My spark-submit was :

spark-submit --deploy-mode client --driver-java-options "-DENV=pprd -DJDBC_URL='****'" --master yarn --jars /home/hadoop/mysql-connector-java-5.1.49.jar --class com.yotpo.metorikku.Metorikku --conf spark.sql.catalogImplementation=hive --conf hive.metastore.client.factory.class=com.amazonaws.glue.catalog.metastore.AWSGlueDataCatalogHiveClientFactory /home/hadoop/metorikku_2.12.jar -c s3://.../job_config.yaml

Maybe this link could help pointing the issue, could be a classpath issue... Any idea ? 😞

cyrillay avatar Feb 24 '21 14:02 cyrillay

Unfortunately metorikku comes bundled with AWS (due to DQ integration)... Can you try to add the following jar to the command via --jars https://repo1.maven.org/maven2/com/amazonaws/aws-java-sdk-core/1.11.961/aws-java-sdk-core-1.11.961.jar

LMK if that helps

lyogev avatar Feb 24 '21 15:02 lyogev

@lyogev Unfortunately I get the exact same exception 😕 spark-submit --deploy-mode client --master yarn --jars /home/hadoop/mysql-connector-java-5.1.49.jar,https://repo1.maven.org/maven2/com/amazonaws/aws-java-sdk-core/1.11.961/aws-java-sdk-core-1.11.961.jar --class com.yotpo.metorikku.Metorikku --conf spark.sql.catalogImplementation=hive --conf hive.metastore.client.factory.class=com.amazonaws.glue.catalog.metastore.AWSGlueDataCatalogHiveClientFactory /home/hadoop/metorikku_2.12.jar -c s3://.../job_config_glue.yaml

cyrillay avatar Feb 24 '21 16:02 cyrillay

Okay, just managed to work around this issue.

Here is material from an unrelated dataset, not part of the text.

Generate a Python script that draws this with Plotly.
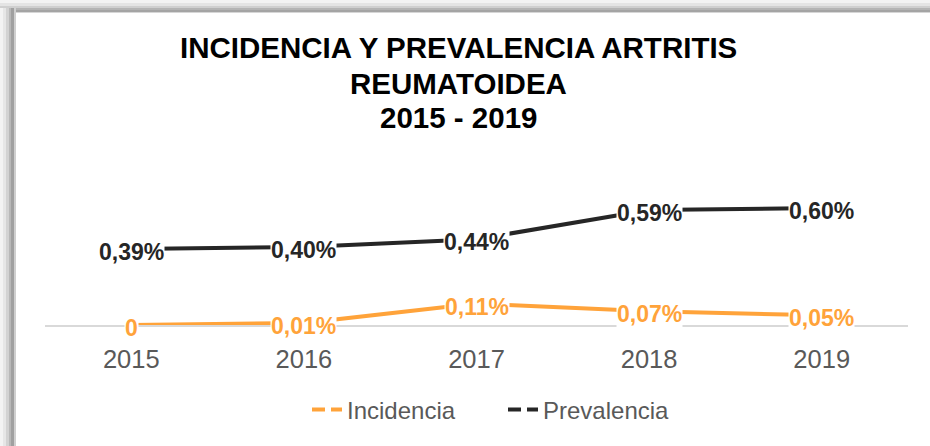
import plotly.graph_objects as go

# ---- data ----
years = ["2015", "2016", "2017", "2018", "2019"]
incidencia = [0.00, 0.01, 0.11, 0.07, 0.05]      # percent
prevalencia = [0.39, 0.40, 0.44, 0.59, 0.60]     # percent
series_names = ["Incidencia", "Prevalencia"]
title_lines = ["INCIDENCIA Y PREVALENCIA ARTRITIS", "REUMATOIDEA", "2015 - 2019"]

# ---- style ----
W, H = 930, 446
L, R, T, B = 45, 22, 130, 121
ORANGE = "#FFA33A"
BLACK = "#262626"
GRAY_TXT = "#595959"
FONT = "Liberation Sans, Arial, sans-serif"


def fmt(v):
    return "0" if v == 0 else f"{v:.2f}%".replace(".", ",")


def px_x(px):
    return (px - L) / (W - L - R)


def px_y(py):
    return (H - B - py) / (H - T - B)


fig = go.Figure()

# actual lines (solid)
for name, vals, col in [(series_names[0], incidencia, ORANGE), (series_names[1], prevalencia, BLACK)]:
    fig.add_trace(go.Scatter(
        x=years, y=vals, mode="lines", name=name, showlegend=False,
        line=dict(color=col, width=4), cliponaxis=False, hoverinfo="skip"))

# legend-only entries (dashed symbols, like the original)
for name, col in [(series_names[0], ORANGE), (series_names[1], BLACK)]:
    fig.add_trace(go.Scatter(
        x=[None], y=[None], mode="lines", name=name,
        line=dict(color=col, width=4, dash="13px,6px")))

# data labels with white background boxes
annotations = []
for vals, col in [(incidencia, ORANGE), (prevalencia, BLACK)]:
    for i, v in enumerate(vals):
        annotations.append(dict(
            x=i, y=v, xref="x", yref="y", text="<b>" + fmt(v) + "</b>", showarrow=False,
            xanchor="center", yanchor="middle", yshift=-3,
            bgcolor="white", borderpad=0,
            font=dict(family=FONT, size=23, color=col)))

# title (one annotation per line to control line spacing)
for line, ypx in zip(title_lines, [48, 83, 117]):
    annotations.append(dict(
        x=px_x(458), y=px_y(ypx), xref="paper", yref="paper",
        text="<b>" + line + "</b>", showarrow=False,
        xanchor="center", yanchor="middle", align="center",
        font=dict(family=FONT, size=29.5, color="black")))

# frame shadow (top and left edges)
shapes = []
top_band = [(0, 3, "#f3f3f3"), (3, 6, "#e4e4e4"), (6, 8, "#cfcfcf"), (8, 10, "#b4b4b4"), (10, 12, "#a4a4a4"), (12, 13, "#d6d6d6")]
for y0, y1, c in top_band:
    shapes.append(dict(type="rect", xref="paper", yref="paper",
                       x0=px_x(0), x1=px_x(W), y0=px_y(y1), y1=px_y(y0),
                       fillcolor=c, line=dict(width=0), layer="above"))
left_band = [(0, 3, "#f3f3f3"), (3, 6, "#e6e6e6"), (6, 9, "#d2d2d2"), (9, 11, "#b8b8b8"), (11, 14, "#a0a0a0"), (14, 16, "#cfcfcf")]
for x0, x1, c in left_band:
    shapes.append(dict(type="rect", xref="paper", yref="paper",
                       x0=px_x(x0), x1=px_x(x1), y0=px_y(H), y1=px_y(8),
                       fillcolor=c, line=dict(width=0), layer="above"))

fig.update_layout(
    width=W, height=H,
    margin=dict(l=L, r=R, t=T, b=B, autoexpand=False),
    paper_bgcolor="white", plot_bgcolor="white",
    showlegend=True,
    legend=dict(orientation="h", x=px_x(307), xanchor="left", y=px_y(410), yanchor="middle",
                font=dict(family=FONT, size=24, color=GRAY_TXT),
                entrywidth=151, entrywidthmode="pixels",
                bgcolor="rgba(0,0,0,0)"),
    annotations=annotations,
    shapes=shapes,
    hovermode=False,
)
fig.update_xaxes(
    type="category", range=[-0.5, 4.5], showgrid=False, zeroline=False,
    showline=True, linecolor="#d9d9d9", linewidth=2,
    ticks="outside", ticklen=10, tickcolor="rgba(0,0,0,0)",
    tickfont=dict(family=FONT, size=25.5, color=GRAY_TXT), fixedrange=True)
fig.update_yaxes(range=[0, 1.0], visible=False, showgrid=False, zeroline=False, fixedrange=True)

fig.write_html("out.html", config={"displayModeBar": False},
               post_script="document.body.style.margin='0px';")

Providing Metorikku from maven with --packages avoids to embed every dependency, they are downloaded on the fly, so it is possible to exclude the aws-java-sdk which caused the problems, with --conf spark.jars.excludes=com.amazonaws:aws-java-sdk,com.amazonaws:aws-java-sdk-core

The final command that worked :

spark-submit --deploy-mode client --master yarn --class com.yotpo.metorikku.Metorikku --packages com.yotpo:metorikku_2.12:0.0.119,mysql:mysql-connector-java:8.0.23 --conf spark.sql.catalogImplementation=hive --conf hive.metastore.client.factory.class=com.amazonaws.glue.catalog.metastore.AWSGlueDataCatalogHiveClientFactory --conf spark.jars.excludes=com.amazonaws:aws-java-sdk,com.amazonaws:aws-java-sdk-core dummy -c s3://.../job_config.yaml

cyrillay avatar Feb 25 '21 14:02 cyrillay